• WHAT YOU SHOULD DO
Write the lines out again, from the top of the material to the line containing "series_names = ['Control', 'SL', 'GL', 'SLGL', 'SLGH']", pictures excluded.

• DATA SECTION
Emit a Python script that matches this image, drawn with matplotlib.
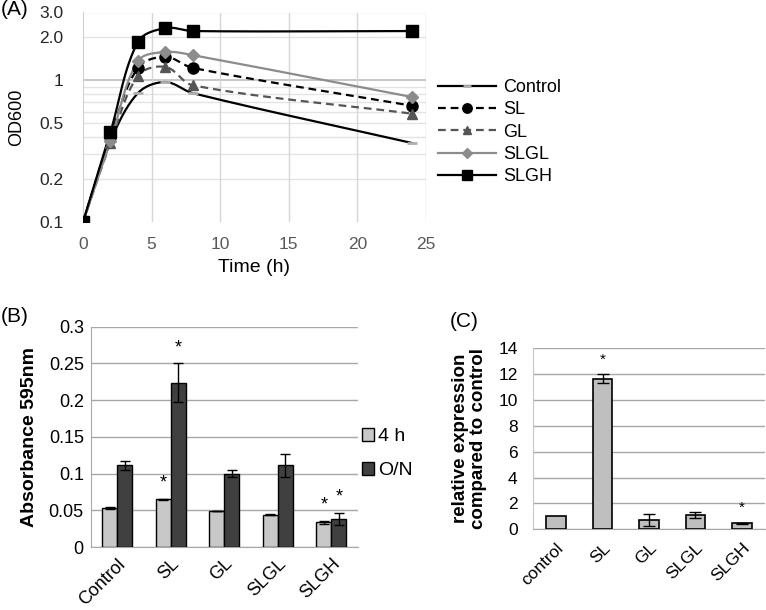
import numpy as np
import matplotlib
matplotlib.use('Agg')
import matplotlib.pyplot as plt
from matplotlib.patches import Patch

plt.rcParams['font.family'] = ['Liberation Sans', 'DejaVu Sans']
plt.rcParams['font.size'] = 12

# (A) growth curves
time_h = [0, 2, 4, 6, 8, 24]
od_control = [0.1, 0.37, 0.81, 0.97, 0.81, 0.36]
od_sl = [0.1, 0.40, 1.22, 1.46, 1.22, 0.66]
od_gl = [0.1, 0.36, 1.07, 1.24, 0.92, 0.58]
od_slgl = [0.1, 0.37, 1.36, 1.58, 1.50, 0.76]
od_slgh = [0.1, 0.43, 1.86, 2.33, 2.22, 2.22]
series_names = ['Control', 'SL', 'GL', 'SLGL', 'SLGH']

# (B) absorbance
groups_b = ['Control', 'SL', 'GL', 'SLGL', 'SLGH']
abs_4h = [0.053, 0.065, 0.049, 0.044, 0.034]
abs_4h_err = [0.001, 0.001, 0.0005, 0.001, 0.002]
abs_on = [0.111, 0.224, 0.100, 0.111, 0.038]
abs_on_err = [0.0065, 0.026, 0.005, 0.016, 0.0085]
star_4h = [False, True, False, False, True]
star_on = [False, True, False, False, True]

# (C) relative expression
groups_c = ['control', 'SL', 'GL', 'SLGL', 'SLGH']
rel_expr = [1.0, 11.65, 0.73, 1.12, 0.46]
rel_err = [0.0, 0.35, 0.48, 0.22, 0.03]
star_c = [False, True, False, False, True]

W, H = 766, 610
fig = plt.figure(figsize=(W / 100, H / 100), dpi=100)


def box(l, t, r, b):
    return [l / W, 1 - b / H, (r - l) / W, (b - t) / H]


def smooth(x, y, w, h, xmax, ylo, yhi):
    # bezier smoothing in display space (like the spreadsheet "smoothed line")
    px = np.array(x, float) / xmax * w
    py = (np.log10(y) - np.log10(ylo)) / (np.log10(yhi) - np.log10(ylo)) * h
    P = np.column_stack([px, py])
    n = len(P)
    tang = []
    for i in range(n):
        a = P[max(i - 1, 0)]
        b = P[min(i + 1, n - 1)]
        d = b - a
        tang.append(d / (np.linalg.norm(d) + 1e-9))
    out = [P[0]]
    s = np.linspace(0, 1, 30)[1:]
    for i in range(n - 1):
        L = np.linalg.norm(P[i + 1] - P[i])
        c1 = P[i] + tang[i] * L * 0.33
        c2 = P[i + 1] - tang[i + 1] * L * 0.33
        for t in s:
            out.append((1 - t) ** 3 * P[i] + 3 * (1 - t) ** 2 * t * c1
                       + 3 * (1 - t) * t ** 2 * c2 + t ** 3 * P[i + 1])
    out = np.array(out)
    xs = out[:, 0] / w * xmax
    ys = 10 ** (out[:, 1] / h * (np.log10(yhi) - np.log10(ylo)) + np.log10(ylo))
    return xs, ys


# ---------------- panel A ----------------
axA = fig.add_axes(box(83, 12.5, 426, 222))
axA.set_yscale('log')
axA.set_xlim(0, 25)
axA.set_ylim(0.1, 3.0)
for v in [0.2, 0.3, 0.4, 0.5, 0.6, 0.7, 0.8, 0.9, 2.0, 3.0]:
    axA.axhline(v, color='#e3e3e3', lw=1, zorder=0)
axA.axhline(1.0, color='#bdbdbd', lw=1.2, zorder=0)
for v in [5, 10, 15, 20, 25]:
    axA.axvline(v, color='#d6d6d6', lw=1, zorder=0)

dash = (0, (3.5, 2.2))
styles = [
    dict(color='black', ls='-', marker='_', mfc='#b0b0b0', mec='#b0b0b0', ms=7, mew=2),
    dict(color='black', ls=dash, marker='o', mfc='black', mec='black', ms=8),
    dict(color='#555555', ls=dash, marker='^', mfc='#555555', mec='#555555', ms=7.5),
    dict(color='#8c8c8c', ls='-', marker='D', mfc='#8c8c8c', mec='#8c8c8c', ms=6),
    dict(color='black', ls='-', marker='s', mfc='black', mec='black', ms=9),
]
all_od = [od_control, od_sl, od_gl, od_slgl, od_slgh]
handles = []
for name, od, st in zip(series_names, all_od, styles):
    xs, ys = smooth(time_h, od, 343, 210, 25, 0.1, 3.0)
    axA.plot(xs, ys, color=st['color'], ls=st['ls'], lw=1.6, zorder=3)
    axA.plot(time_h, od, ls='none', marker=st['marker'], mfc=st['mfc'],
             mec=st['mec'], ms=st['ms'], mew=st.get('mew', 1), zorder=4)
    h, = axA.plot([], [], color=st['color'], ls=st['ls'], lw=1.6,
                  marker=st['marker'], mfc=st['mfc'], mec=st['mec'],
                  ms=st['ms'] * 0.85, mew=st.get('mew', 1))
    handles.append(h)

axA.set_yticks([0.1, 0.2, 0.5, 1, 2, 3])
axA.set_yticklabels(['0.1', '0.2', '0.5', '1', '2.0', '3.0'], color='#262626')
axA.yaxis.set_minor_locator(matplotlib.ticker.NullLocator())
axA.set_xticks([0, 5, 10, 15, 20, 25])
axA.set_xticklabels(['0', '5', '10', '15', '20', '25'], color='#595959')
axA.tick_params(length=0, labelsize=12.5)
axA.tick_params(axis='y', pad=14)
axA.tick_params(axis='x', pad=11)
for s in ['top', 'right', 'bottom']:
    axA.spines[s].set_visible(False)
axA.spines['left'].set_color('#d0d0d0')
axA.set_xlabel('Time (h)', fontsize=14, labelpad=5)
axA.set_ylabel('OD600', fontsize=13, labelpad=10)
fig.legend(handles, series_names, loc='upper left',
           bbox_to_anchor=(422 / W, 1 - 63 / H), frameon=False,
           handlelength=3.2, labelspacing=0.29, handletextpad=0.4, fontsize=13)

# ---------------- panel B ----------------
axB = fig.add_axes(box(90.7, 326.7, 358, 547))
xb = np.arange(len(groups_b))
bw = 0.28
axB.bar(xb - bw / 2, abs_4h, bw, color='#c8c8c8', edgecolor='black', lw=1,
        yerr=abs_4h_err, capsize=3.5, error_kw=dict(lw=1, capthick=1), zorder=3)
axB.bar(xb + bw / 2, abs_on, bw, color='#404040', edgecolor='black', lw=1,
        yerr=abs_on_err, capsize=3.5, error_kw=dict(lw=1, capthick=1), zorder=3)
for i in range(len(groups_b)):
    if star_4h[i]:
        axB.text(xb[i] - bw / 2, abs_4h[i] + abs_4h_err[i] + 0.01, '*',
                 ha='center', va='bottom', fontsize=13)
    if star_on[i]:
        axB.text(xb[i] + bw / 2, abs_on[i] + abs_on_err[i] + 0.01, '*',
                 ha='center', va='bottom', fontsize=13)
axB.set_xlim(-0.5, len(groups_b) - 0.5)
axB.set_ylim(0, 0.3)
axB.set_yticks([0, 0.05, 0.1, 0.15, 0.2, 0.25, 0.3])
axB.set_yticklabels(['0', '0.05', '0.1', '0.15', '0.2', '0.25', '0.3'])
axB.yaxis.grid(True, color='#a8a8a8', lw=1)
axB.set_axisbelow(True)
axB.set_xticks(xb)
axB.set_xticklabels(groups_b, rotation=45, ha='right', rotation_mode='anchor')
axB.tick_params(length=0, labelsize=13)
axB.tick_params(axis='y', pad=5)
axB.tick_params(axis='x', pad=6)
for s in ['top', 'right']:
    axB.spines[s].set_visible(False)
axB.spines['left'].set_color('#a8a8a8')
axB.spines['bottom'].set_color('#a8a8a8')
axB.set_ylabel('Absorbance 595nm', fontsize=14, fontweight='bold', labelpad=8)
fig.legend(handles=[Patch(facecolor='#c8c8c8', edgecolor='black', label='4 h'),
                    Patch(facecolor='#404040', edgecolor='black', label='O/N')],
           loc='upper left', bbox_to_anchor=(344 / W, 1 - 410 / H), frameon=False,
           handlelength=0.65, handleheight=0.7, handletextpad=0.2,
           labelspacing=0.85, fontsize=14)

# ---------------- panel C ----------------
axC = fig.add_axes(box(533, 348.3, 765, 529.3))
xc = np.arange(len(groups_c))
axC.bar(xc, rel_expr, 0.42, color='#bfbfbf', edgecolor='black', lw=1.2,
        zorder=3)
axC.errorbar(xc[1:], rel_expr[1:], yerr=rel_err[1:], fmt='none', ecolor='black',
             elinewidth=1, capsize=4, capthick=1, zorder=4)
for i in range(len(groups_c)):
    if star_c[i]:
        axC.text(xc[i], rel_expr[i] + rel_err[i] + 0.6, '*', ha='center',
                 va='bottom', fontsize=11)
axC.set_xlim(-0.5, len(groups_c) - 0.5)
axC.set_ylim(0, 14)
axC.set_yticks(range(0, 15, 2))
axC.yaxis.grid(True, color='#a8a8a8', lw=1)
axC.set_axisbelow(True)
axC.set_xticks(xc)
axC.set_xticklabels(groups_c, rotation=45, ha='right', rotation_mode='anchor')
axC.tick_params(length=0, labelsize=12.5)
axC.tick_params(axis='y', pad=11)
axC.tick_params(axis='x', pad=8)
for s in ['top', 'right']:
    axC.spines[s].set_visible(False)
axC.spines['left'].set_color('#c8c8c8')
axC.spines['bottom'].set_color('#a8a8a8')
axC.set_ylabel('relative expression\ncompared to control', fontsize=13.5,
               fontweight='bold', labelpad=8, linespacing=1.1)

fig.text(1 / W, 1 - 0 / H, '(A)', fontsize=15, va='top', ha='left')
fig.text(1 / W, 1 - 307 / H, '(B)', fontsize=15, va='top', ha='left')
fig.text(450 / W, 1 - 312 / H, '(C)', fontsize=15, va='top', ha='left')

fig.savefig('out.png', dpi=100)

• ANSWER FOR THE TASK
Emit a Python script that matches this image, drawn with matplotlib.
import numpy as np
import matplotlib
matplotlib.use('Agg')
import matplotlib.pyplot as plt
from matplotlib.patches import Patch

plt.rcParams['font.family'] = ['Liberation Sans', 'DejaVu Sans']
plt.rcParams['font.size'] = 12

# (A) growth curves
time_h = [0, 2, 4, 6, 8, 24]
od_control = [0.1, 0.37, 0.81, 0.97, 0.81, 0.36]
od_sl = [0.1, 0.40, 1.22, 1.46, 1.22, 0.66]
od_gl = [0.1, 0.36, 1.07, 1.24, 0.92, 0.58]
od_slgl = [0.1, 0.37, 1.36, 1.58, 1.50, 0.76]
od_slgh = [0.1, 0.43, 1.86, 2.33, 2.22, 2.22]
series_names = ['Control', 'SL', 'GL', 'SLGL', 'SLGH']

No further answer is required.